■ TASK DIRECTIONS
With pictures left out, extract every line between the start of the records below and the line holding "plt.rcParams['font.family'] = ['Liberation", inclusive.

■ SUPPLIED ENTRIES
=-=-=

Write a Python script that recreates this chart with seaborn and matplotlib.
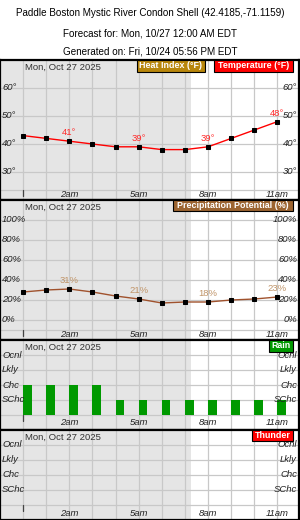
import matplotlib
matplotlib.use("Agg")
import matplotlib.pyplot as plt
import seaborn as sns
import pandas as pd
from matplotlib.patches import Rectangle

sns.set_style("white")
plt.rcParams['font.family'] = ['Liberation Sans', 'DejaVu Sans']

# ---- data ----
hours = list(range(12))
temperature = [43, 42, 41, 40, 39, 39, 38, 38, 39, 42, 45, 48]
precip = [28, 30, 31, 28, 24, 21, 17, 18, 18, 20, 21, 23]
rain_level = [2, 2, 2, 2, 1, 1, 1, 1, 1, 1, 1, 1]   # 0 none,1 SChc,2 Chc,3 Lkly,4 Ocnl
thunder_level = [0] * 12
label_hours = [2, 5, 8, 11]
hour_labels = ["2am", "5am", "8am", "11am"]
temp_ticks = [30, 40, 50, 60]
precip_ticks = [0, 20, 40, 60, 80, 100]
cat_ticks = [1, 2, 3, 4]
cat_labels = ["SChc", "Chc", "Lkly", "Ocnl"]
date_label = "Mon, Oct 27 2025"
sunrise_hour = 7.27
title_lines = ["Paddle Boston Mystic River Condon Shell (42.4185,-71.1159)",
               "Forecast for: Mon, 10/27 12:00 AM EDT",
               "Generated on: Fri, 10/24 05:56 PM EDT"]

W, H = 300, 520
fig = plt.figure(figsize=(W / 100, H / 100), dpi=100)

GRID = "#c8c8c8"
SHADE = "#e5e5e5"
TICKC = "#222222"
FS = 6.8


def make_panel(top, bottom, ylim):
    ax = fig.add_axes([0.0, 1 - bottom / H, 299 / W, (bottom - top) / H])
    ax.set_xlim(-1, 11.93)
    ax.set_ylim(*ylim)
    ax.set_xticks([])
    ax.set_yticks([])
    for s in ax.spines.values():
        s.set_color("black")
        s.set_linewidth(1.6)
    ax.axvspan(-1, sunrise_hour, color=SHADE, zorder=0, lw=0)
    for h in hours:
        ax.axvline(h, color=GRID, lw=0.9, zorder=1)
    return ax


def strip(ax, top, bottom, line_px, label_px):
    hpx = bottom - top
    f = (bottom - line_px) / hpx
    ax.plot([0, 1], [f, f], transform=ax.transAxes, color=GRID, lw=0.9, zorder=1)
    lf = (bottom - label_px) / hpx
    for h, lab in zip(label_hours, hour_labels):
        ax.text(h, lf, lab, transform=ax.get_xaxis_transform(), ha="center", va="center",
                fontsize=FS, style="italic", color=TICKC, zorder=5)
    ax.plot([0, 0], [f, f - 6 / hpx], transform=ax.get_xaxis_transform(), color="#444444",
            lw=0.9, zorder=4)
    # header
    ax.text(0.1, 1 - 7 / hpx, date_label, transform=ax.get_xaxis_transform(),
            ha="left", va="center", fontsize=FS, color="#333333", zorder=5)


def side_labels(ax, vals, texts):
    for v, t in zip(vals, texts):
        ax.text(2 / 299, v, t, transform=ax.get_yaxis_transform(), ha="left", va="center",
                fontsize=FS, style="italic", color=TICKC, zorder=5)
        ax.text(1 - 2 / 299, v, t, transform=ax.get_yaxis_transform(), ha="right", va="center",
                fontsize=FS, style="italic", color=TICKC, zorder=5)
        ax.axhline(v, color=GRID, lw=0.9, zorder=1)


def legend_box(x0, x1, y0, y1, color, text):
    fig.add_artist(Rectangle((x0 / W, 1 - y1 / H), (x1 - x0) / W, (y1 - y0) / H,
                             transform=fig.transFigure, facecolor=color,
                             edgecolor="black", lw=0.8, zorder=10))
    fig.text((x0 + x1) / 2 / W, 1 - (y0 + y1) / 2 / H, text, ha="center", va="center",
             color="white", fontsize=6.4, fontweight="bold", zorder=11)


# ---- title ----
for t, y in zip(title_lines, [13, 33, 52]):
    fig.text(0.5, 1 - y / H, t, ha="center", va="center", fontsize=7.1, color="black")

# ---- panel 1: temperature ----
ax1 = make_panel(60, 200, (20, 70))
side_labels(ax1, temp_ticks, [f"{v}°" for v in temp_ticks])
strip(ax1, 60, 200, 190, 194.5)
df_t = pd.DataFrame({"hour": hours, "temp": temperature})
sns.lineplot(data=df_t, x="hour", y="temp", ax=ax1, color="red", lw=1.0, zorder=3,
             marker="s", markersize=2.6, markerfacecolor="black", markeredgecolor="black")
for h in label_hours:
    ax1.annotate(f"{temperature[h]}°", (h, temperature[h]), xytext=(0, 6),
                 textcoords="offset points", ha="center", va="center",
                 fontsize=FS, color="#ff2a2a", zorder=6)
ax1.set_xlabel(""); ax1.set_ylabel("")
ax1.set_xlim(-1, 11.93)
legend_box(137, 205, 60, 72, "#b8860b", "Heat Index (°F)")
legend_box(214, 293, 60, 72, "#ff0000", "Temperature (°F)")

# ---- panel 2: precipitation ----
ax2 = make_panel(200, 340, (-20, 120))
side_labels(ax2, precip_ticks, [f"{v}%" for v in precip_ticks])
strip(ax2, 200, 340, 330, 334.5)
df_p = pd.DataFrame({"hour": hours, "pop": precip})
sns.lineplot(data=df_p, x="hour", y="pop", ax=ax2, color="#a0522d", lw=1.0, zorder=3,
             marker="s", markersize=2.6, markerfacecolor="black", markeredgecolor="black")
for h in label_hours:
    ax2.annotate(f"{precip[h]}%", (h, precip[h]), xytext=(0, 6),
                 textcoords="offset points", ha="center", va="center",
                 fontsize=FS, color="#c09468", zorder=6)
ax2.set_xlabel(""); ax2.set_ylabel("")
ax2.set_xlim(-1, 11.93)
legend_box(173, 293, 200, 211, "#9c6430", "Precipitation Potential (%)")

# ---- panel 3: rain ----
ax3 = make_panel(340, 430, (-1, 5))
side_labels(ax3, cat_ticks, cat_labels)
strip(ax3, 340, 430, 415, 422.5)
ax3.bar(hours, rain_level, width=0.37, align="edge", color="#009900", lw=0, zorder=3)
legend_box(269, 293, 340, 352, "#009900", "Rain")

# ---- panel 4: thunder ----
ax4 = make_panel(430, 519.5, (-1, 5))
side_labels(ax4, cat_ticks, cat_labels)
strip(ax4, 430, 519.5, 505, 513)
th_h = [h for h, v in zip(hours, thunder_level) if v > 0]
th_v = [v for v in thunder_level if v > 0]
if th_h:
    ax4.bar(th_h, th_v, width=0.37, align="edge", color="red", lw=0, zorder=3)
legend_box(252, 293, 430, 441, "#ff0000", "Thunder")

fig.savefig("out.png", dpi=100)
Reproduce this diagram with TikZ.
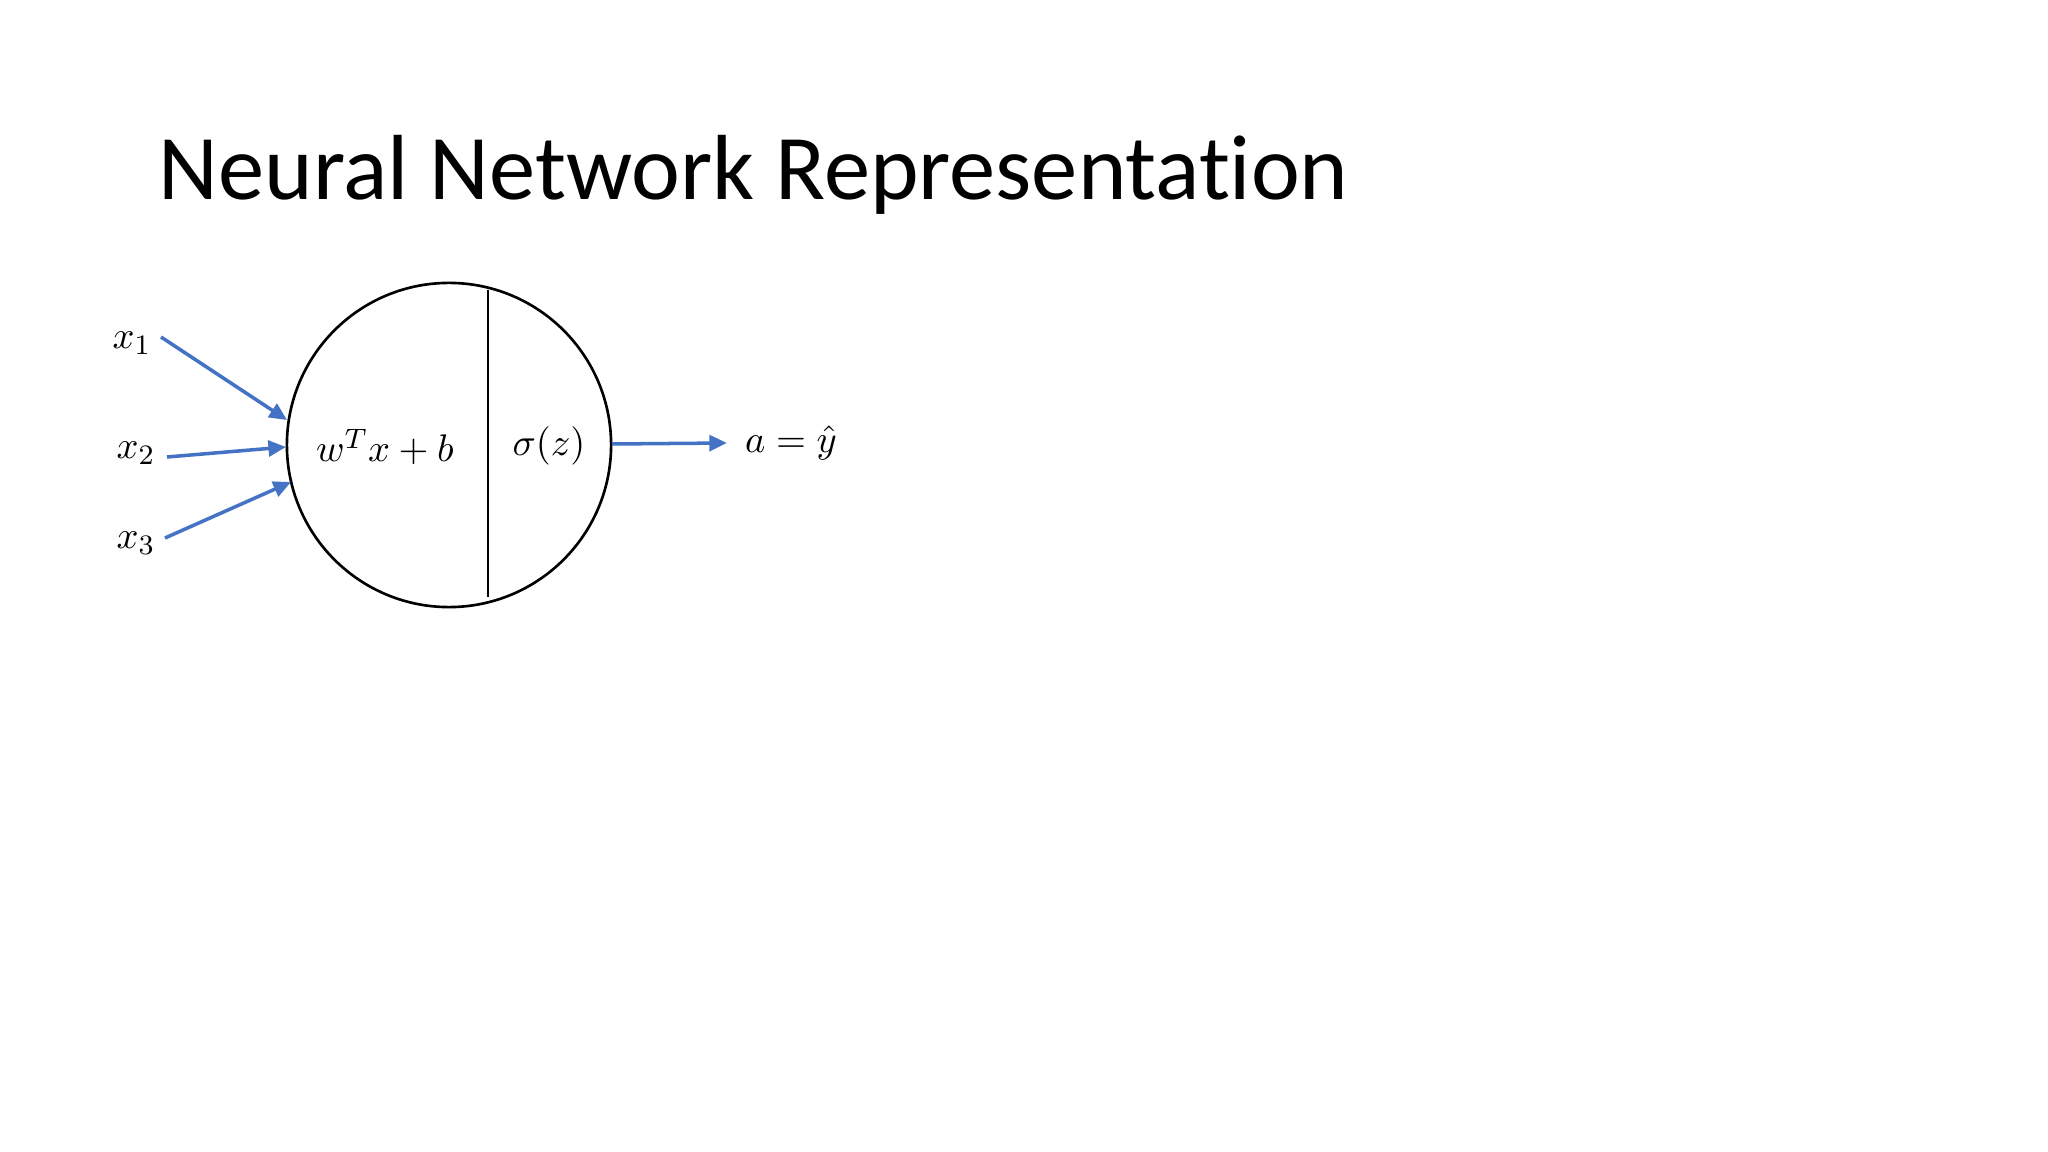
\documentclass[tikz,border=0pt]{standalone}
\usepackage{fontspec}
\newfontfamily\titlefont[RawFeature={-liga}]{Carlito}
\usetikzlibrary{arrows.meta,calc}
\definecolor{arrowblue}{HTML}{4472C4}
\tikzset{
  inarrow/.style={draw=arrowblue, line width=1pt, -{Triangle[length=5pt,width=4.5pt]}},
  mathlbl/.style={inner sep=0pt, font=\fontsize{11.4}{14}\selectfont},
}
\begin{document}
\begin{tikzpicture}[x=0.01cm, y=-0.01cm]
\useasboundingbox[fill=white] (0,0) rectangle (2048,1152);
% title
\node[anchor=base west, inner sep=0pt, font=\titlefont\fontsize{26.3}{32}\selectfont] (title) at (158,200) {Neural Network Representation};
% neuron
\node[draw=black, line width=0.75pt, circle, minimum size=3.24cm, inner sep=0pt] (neuron) at (449,445) {};
\coordinate (divtop) at (488,290);
\coordinate (divbot) at (488,597);
\draw[line width=0.45pt] (divtop) -- (divbot);
\node[mathlbl] (lin) at (385,447) {$w^{T}x+b$};
\node[mathlbl] (act) at (549,446) {$\sigma(z)$};
% inputs
\node[mathlbl] (x1) at (132,343) {$x_1$};
\node[mathlbl] (x2) at (136,453) {$x_2$};
\node[mathlbl] (x3) at (136,543) {$x_3$};
\node[mathlbl] (out) at (791,443) {$a=\hat{y}$};
\coordinate (s1) at (161,337);
\coordinate (s2) at (167,457);
\coordinate (s3) at (165,538);
\coordinate (e1) at (287,420);
\coordinate (e2) at (286,447);
\coordinate (e3) at (291,482);
\coordinate (os) at (612,444);
\coordinate (oe) at (727,443);
\draw[inarrow] (s1) -- (e1);
\draw[inarrow] (s2) -- (e2);
\draw[inarrow] (s3) -- (e3);
\draw[inarrow] (os) -- (oe);
\end{tikzpicture}
\end{document}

=-=-=

■ RESPONSE BELOW
Write a Python script that recreates this chart with seaborn and matplotlib.
import matplotlib
matplotlib.use("Agg")
import matplotlib.pyplot as plt
import seaborn as sns
import pandas as pd
from matplotlib.patches import Rectangle

sns.set_style("white")
plt.rcParams['font.family'] = ['Liberation Sans', 'DejaVu Sans']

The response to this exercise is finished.